# Task description
Extract the lines from the first line of the records below through the line containing "(3,5) -- (957,5);", inclusive, and reproduce them exactly as written.

# Data provided
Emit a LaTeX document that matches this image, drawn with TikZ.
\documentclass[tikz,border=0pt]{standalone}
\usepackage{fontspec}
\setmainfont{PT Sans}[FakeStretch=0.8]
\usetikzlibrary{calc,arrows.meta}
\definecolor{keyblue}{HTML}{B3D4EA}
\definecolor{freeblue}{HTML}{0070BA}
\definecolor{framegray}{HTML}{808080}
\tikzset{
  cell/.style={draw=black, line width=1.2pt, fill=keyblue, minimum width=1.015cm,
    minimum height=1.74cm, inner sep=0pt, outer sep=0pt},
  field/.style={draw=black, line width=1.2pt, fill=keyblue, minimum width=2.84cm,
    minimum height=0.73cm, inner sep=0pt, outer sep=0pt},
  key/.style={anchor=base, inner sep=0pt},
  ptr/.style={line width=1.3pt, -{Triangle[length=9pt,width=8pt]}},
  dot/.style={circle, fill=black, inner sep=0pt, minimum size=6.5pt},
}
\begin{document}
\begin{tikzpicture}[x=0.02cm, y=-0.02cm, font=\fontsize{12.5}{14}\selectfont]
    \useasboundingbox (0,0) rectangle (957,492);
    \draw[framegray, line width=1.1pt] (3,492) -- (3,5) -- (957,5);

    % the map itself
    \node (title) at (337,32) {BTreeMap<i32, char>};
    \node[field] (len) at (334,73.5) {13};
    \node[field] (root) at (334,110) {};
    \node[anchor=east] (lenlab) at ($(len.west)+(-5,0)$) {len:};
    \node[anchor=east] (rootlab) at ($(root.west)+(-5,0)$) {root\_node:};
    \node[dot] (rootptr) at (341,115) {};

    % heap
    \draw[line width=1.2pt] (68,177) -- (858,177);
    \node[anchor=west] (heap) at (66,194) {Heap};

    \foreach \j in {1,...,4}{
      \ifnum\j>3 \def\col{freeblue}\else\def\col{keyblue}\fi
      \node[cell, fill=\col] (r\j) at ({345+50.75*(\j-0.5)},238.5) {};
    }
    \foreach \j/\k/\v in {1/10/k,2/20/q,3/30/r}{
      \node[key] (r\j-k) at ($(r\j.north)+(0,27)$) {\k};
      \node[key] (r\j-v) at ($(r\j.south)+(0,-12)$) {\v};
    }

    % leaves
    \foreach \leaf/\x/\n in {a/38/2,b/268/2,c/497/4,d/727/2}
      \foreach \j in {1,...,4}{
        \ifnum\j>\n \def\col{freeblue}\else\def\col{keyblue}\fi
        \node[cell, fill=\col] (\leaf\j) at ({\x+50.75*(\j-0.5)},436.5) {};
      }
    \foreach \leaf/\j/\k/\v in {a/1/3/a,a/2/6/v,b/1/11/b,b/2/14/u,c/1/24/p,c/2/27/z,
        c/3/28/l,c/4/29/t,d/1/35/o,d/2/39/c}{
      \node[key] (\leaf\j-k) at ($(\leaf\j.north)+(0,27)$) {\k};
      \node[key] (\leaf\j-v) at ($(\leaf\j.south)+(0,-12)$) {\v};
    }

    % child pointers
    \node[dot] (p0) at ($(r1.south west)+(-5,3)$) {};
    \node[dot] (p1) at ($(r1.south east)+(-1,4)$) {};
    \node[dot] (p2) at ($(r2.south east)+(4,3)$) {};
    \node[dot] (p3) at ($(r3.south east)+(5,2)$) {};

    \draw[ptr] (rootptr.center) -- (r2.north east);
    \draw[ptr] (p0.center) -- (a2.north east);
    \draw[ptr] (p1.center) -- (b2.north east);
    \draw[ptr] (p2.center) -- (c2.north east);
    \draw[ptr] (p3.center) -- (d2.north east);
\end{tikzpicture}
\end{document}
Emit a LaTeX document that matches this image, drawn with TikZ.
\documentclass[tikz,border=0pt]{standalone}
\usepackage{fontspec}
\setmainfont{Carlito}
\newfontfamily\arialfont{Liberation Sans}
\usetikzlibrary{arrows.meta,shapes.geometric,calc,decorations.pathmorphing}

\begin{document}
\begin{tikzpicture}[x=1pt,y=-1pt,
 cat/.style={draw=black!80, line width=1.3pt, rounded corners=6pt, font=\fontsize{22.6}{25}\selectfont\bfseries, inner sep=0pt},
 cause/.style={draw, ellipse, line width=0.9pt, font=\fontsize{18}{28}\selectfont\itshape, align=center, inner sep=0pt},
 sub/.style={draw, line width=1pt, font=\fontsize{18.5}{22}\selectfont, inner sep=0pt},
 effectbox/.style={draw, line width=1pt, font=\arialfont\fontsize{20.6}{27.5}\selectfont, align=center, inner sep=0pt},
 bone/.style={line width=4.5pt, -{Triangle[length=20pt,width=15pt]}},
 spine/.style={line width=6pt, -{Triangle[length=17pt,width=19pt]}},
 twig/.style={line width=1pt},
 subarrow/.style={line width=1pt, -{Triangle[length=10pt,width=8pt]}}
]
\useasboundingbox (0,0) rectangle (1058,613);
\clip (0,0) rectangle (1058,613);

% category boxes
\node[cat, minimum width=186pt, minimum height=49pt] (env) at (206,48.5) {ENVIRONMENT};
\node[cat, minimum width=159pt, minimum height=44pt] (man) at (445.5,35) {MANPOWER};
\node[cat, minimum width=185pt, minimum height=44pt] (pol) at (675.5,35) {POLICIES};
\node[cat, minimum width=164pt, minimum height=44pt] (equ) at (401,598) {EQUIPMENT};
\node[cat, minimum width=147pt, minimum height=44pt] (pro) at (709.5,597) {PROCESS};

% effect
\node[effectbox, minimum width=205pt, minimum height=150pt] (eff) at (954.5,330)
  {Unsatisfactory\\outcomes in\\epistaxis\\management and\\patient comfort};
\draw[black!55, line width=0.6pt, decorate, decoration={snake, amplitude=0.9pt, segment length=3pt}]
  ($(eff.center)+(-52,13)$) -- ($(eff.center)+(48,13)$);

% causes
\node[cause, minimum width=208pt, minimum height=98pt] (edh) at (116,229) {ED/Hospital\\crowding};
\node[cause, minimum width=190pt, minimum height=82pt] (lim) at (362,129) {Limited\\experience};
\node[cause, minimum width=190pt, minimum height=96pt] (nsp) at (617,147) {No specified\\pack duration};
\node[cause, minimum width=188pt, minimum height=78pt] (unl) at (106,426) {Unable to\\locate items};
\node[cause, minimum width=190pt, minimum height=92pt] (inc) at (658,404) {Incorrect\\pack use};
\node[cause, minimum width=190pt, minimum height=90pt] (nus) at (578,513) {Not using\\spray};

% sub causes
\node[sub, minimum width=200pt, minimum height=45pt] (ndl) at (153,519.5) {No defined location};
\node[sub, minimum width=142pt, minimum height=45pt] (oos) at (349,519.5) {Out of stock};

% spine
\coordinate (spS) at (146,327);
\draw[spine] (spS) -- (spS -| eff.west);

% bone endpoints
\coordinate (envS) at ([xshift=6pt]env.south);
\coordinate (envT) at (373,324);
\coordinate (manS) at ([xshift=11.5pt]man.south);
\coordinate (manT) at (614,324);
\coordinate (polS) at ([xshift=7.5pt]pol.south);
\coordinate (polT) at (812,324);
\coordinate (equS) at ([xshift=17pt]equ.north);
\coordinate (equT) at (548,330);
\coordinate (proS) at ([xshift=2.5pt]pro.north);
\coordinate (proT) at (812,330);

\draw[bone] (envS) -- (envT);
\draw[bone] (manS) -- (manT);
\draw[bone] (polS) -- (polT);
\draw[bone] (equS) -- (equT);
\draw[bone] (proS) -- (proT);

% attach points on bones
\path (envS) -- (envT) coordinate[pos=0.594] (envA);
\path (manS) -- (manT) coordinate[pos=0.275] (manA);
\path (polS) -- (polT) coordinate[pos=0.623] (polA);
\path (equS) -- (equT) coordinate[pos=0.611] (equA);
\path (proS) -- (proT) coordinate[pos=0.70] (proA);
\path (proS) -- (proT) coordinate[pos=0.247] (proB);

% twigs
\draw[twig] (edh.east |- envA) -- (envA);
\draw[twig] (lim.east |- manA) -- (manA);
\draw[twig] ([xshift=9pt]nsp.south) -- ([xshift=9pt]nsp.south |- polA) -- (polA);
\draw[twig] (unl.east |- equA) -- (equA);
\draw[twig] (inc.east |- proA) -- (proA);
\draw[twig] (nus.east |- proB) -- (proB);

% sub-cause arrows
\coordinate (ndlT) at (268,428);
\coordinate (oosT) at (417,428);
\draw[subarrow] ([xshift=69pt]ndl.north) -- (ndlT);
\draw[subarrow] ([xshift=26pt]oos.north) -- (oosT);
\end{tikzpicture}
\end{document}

# Solution to this task
Emit a LaTeX document that matches this image, drawn with TikZ.
\documentclass[tikz,border=0pt]{standalone}
\usepackage{fontspec}
\setmainfont{PT Sans}[FakeStretch=0.8]
\usetikzlibrary{calc,arrows.meta}
\definecolor{keyblue}{HTML}{B3D4EA}
\definecolor{freeblue}{HTML}{0070BA}
\definecolor{framegray}{HTML}{808080}
\tikzset{
  cell/.style={draw=black, line width=1.2pt, fill=keyblue, minimum width=1.015cm,
    minimum height=1.74cm, inner sep=0pt, outer sep=0pt},
  field/.style={draw=black, line width=1.2pt, fill=keyblue, minimum width=2.84cm,
    minimum height=0.73cm, inner sep=0pt, outer sep=0pt},
  key/.style={anchor=base, inner sep=0pt},
  ptr/.style={line width=1.3pt, -{Triangle[length=9pt,width=8pt]}},
  dot/.style={circle, fill=black, inner sep=0pt, minimum size=6.5pt},
}
\begin{document}
\begin{tikzpicture}[x=0.02cm, y=-0.02cm, font=\fontsize{12.5}{14}\selectfont]
    \useasboundingbox (0,0) rectangle (957,492);
    \draw[framegray, line width=1.1pt] (3,492) -- (3,5) -- (957,5);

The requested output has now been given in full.